Don’t Skip Travel Insurance—Especially During a Pandemic

Kristen Yaldor was not thinking about travel insurance when a hippo flipped her out of a boat and took a chunk out of her leg while she was on safari in Zimbabwe. In fact, it never occurred to her or her adventuresome husband, Ryan, that they would ever need it. Surviving the attack was only the beginning of a more than two-year ordeal that would include an evacuation first to a local clinic, then to a South African hospital, and finally home to Florida and more than 20 complex Surgery.

Kristen Yaldor waits for takeoff as she’s evacuated from Zimbabwe after being attacked by a hippopotamus on the Zambezi River. (Photo courtesy of Ryan Yaldor)

In February 2020 I was on the Diamond Princess cruise ship when an unknown virus that had only been discovered in China a few weeks earlier struck. Soon more than 700 passengers and crew were infected, and we were quarantined on the ship for two weeks and then again on a US Air Force base for another two. We had prudently covered our Asian trip with what we thought was a comprehensive travel insurance policy, only to find out that pandemics were excluded from coverage.

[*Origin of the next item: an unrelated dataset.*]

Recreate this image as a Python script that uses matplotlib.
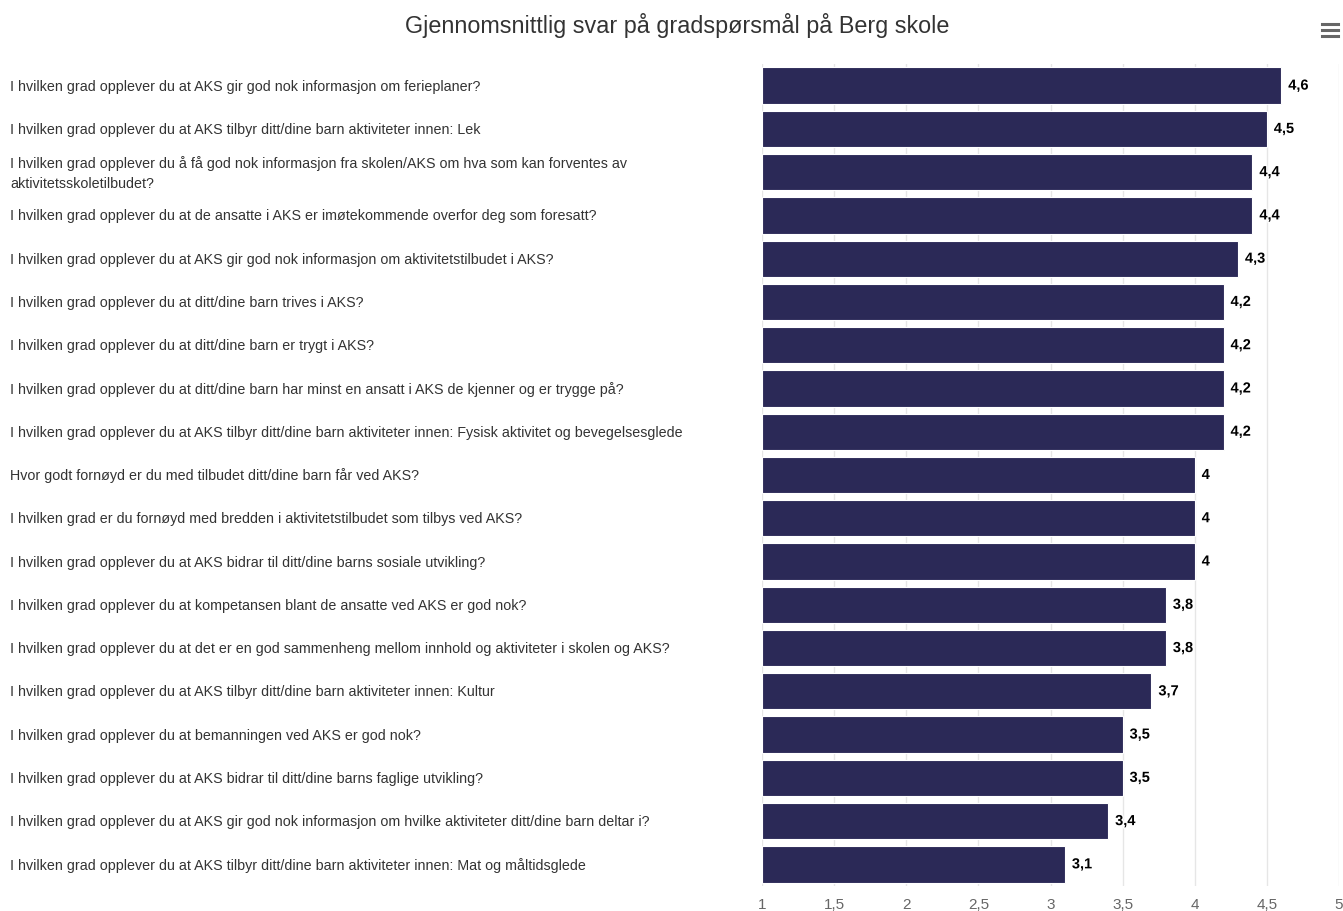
import matplotlib
matplotlib.use("Agg")
import matplotlib.pyplot as plt
import matplotlib.patheffects as pe
from matplotlib.transforms import blended_transform_factory
from matplotlib.lines import Line2D

plt.rcParams['font.family'] = ['Liberation Sans', 'DejaVu Sans']

TITLE = "Gjennomsnittlig svar på gradspørsmål på Berg skole"

questions = [
    "I hvilken grad opplever du at AKS gir god nok informasjon om ferieplaner?",
    "I hvilken grad opplever du at AKS tilbyr ditt/dine barn aktiviteter innen: Lek",
    "I hvilken grad opplever du å få god nok informasjon fra skolen/AKS om hva som kan forventes av\naktivitetsskoletilbudet?",
    "I hvilken grad opplever du at de ansatte i AKS er imøtekommende overfor deg som foresatt?",
    "I hvilken grad opplever du at AKS gir god nok informasjon om aktivitetstilbudet i AKS?",
    "I hvilken grad opplever du at ditt/dine barn trives i AKS?",
    "I hvilken grad opplever du at ditt/dine barn er trygt i AKS?",
    "I hvilken grad opplever du at ditt/dine barn har minst en ansatt i AKS de kjenner og er trygge på?",
    "I hvilken grad opplever du at AKS tilbyr ditt/dine barn aktiviteter innen: Fysisk aktivitet og bevegelsesglede",
    "Hvor godt fornøyd er du med tilbudet ditt/dine barn får ved AKS?",
    "I hvilken grad er du fornøyd med bredden i aktivitetstilbudet som tilbys ved AKS?",
    "I hvilken grad opplever du at AKS bidrar til ditt/dine barns sosiale utvikling?",
    "I hvilken grad opplever du at kompetansen blant de ansatte ved AKS er god nok?",
    "I hvilken grad opplever du at det er en god sammenheng mellom innhold og aktiviteter i skolen og AKS?",
    "I hvilken grad opplever du at AKS tilbyr ditt/dine barn aktiviteter innen: Kultur",
    "I hvilken grad opplever du at bemanningen ved AKS er god nok?",
    "I hvilken grad opplever du at AKS bidrar til ditt/dine barns faglige utvikling?",
    "I hvilken grad opplever du at AKS gir god nok informasjon om hvilke aktiviteter ditt/dine barn deltar i?",
    "I hvilken grad opplever du at AKS tilbyr ditt/dine barn aktiviteter innen: Mat og måltidsglede",
]
scores = [4.6, 4.5, 4.4, 4.4, 4.3, 4.2, 4.2, 4.2, 4.2, 4.0, 4.0, 4.0,
          3.8, 3.8, 3.7, 3.5, 3.5, 3.4, 3.1]
xticks = [1, 1.5, 2, 2.5, 3, 3.5, 4, 4.5, 5]

BAR_COLOR = "#2b2957"


def fmt(v):
    s = ("%g" % v)
    return s.replace(".", ",")


fig = plt.figure(figsize=(13.43, 9.12), dpi=100)
ax = fig.add_axes([762 / 1343, 1 - 887 / 912, 577 / 1343, (887 - 65) / 912])

y = list(range(len(questions)))
ax.barh(y, [s - 1 for s in scores], left=1, height=0.84, color=BAR_COLOR,
        edgecolor="#ffffff", linewidth=0.8, zorder=3)

ax.set_xlim(1, 5)
ax.set_ylim(len(questions) - 0.5, -0.5)
ax.set_xticks(xticks)
ax.set_xticklabels([fmt(t) for t in xticks], color="#666666", fontsize=11)
ax.set_yticks([])
ax.tick_params(axis="x", length=0, pad=8)
ax.grid(axis="x", color="#e6e6e6", linewidth=1, zorder=0)
for sp in ax.spines.values():
    sp.set_visible(False)

# value labels
for i, s in enumerate(scores):
    ax.annotate(fmt(s), (s, i), xytext=(5, 0), textcoords="offset points",
                va="center", ha="left", fontsize=10.5, fontweight="bold",
                color="#000000", zorder=4,
                path_effects=[pe.withStroke(linewidth=2, foreground="white")])

# category labels at the left edge of the figure
trans = blended_transform_factory(fig.transFigure, ax.transData)
for i, q in enumerate(questions):
    ax.text(10 / 1343, i, q, transform=trans, ha="left", va="center",
            fontsize=10.3, color="#333333", linespacing=1.55)

fig.text(0.504, 1 - 25 / 912, TITLE, ha="center", va="center",
         fontsize=16.8, color="#333333")

# menu icon
for yy in (25, 31, 37):
    fig.add_artist(Line2D([1322 / 1343, 1338 / 1343], [1 - yy / 912, 1 - yy / 912],
                          color="#666666", linewidth=2.2, transform=fig.transFigure))

fig.savefig("out.png", dpi=100)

Cruise companies and travel packagers have lured customers back with more flexible COVID-19 cancellation policies, and travel insurance will cover many—but not all—of the predicaments that can occur if someone acquires the virus before or during a trip. Also, some tour companies and countries now require insurance.

Frequent travelers are opting for annual travel insurance policies because the rates compare favorably with insuring a few trips a year, but the devil is in the details. Some of the coverage may be secondary (expecting your regular health insurance to pay first) and they may not cover coronavirus as broadly as a single-trip policy. Others decide they can “self-insure,” assuming they can handle the loss of the cost of their trip if something goes wrong. Statistically, few people have a major medical crisis on vacation, and evacuations are rare.

Maybe it’s me, but I’ve been on two cruises where helicopters have critically ill passengers; have been on a ship that turned back to port to disembark someone with a heart problem; and had a friend who had a stroke in Turkey and had to pay for the flight home with medical escorts. We’ve traveled with someone who broke her hand and had to fly from the Caribbean to Europe for complex surgery. Another friend fell in India, broke her femur, had surgery there, and required medical assistance while flying in a cast back to the United States.

Many years ago, when a friend joined a virus strain of malaria in Haiti, we arranged a lifesaving rescue. After our Galapagos adventure, one of our companions developed altitude sickness en route to Machu Picchu and was evacuated. I’ve been treated with IVs on a cruise ship and just last summer spent the night in an Italian hospital because of a heat-related issue.

A helicopter evacuates a COVID-19 passenger
A helicopter evacuates a COVID-19 passenger from the Diamond Princess in Tokyo, Japan. (Photo courtesy of Philip Courter)

Every traveler should have COVID-19 coverage, but even the newest policies do not include border closures, quarantine restrictions, or negative test requirements unless you purchase Cancel for Any Reason (CFAR). This will typically reimburse around 75 percent of the insured trip cost, but the premium also increases by 40 percent to 50 percent.

For example, two people, both age 50, going to Turkey and spending $10,000 would pay $600 for CFAR but $400 without. If Turkey closed its borders or they had to cut their trip short due to an outbreak, the couple would receive $7,500 back. Without CFAR, though, they would lose the full cost of their trip or $10,000. However, if they had a standard (non-CFAR) policy and couldn’t travel because of a death in the family or accident or illness—or even testing positive before or during the trip—they would be reimbursed the full $10,000.

Insurance comparison sites usually offer better deals than buying from someone who gets a commission. Evaluating offers from several companies can be tricky even if you read the fine print. Here’s what most people should prioritize:

Primary medical: at least $50,000. The key word is “primary” so you are covered without having to submit your claims to your regular provider.

Medical evacuation: $250,000 is more than adequate.

Trip interruption: 150 percent of the cost of the trip because last-minute flights and other emergencies will cost more. Most COVID-19-related issues, such as quarantining in a hotel, fall under this provision.

After running various scenarios on many comparison and corporate sites, the best value and most transparent information seem to be on Squaremouth.com, which offers a wide range of policies (many with primary medical) and offers the same “zero-complaint” guarantee for every offer on their site.

Anyone I know who has had a claim through them—including me—has found them responsive and fair.

Even though the Yaldors did not have travel insurance, they had charged their trip on a premium credit card with a high yearly fee like American Express Platinum or Chase Sapphire Reserve, and Kristen’s $250,000 evacuated was paid in full. If you have—or are considering—one of these cards, be aware that their coverage is usually secondary—after any other policy pays. However, in a life-threatening emergency they will guarantee payment (up to their limits) and arrange for all of the services.

Even if you have never considered travel insurance before, the pandemic has added more risk to your travel dollar than ever before. Let’s just hope you never need to use it.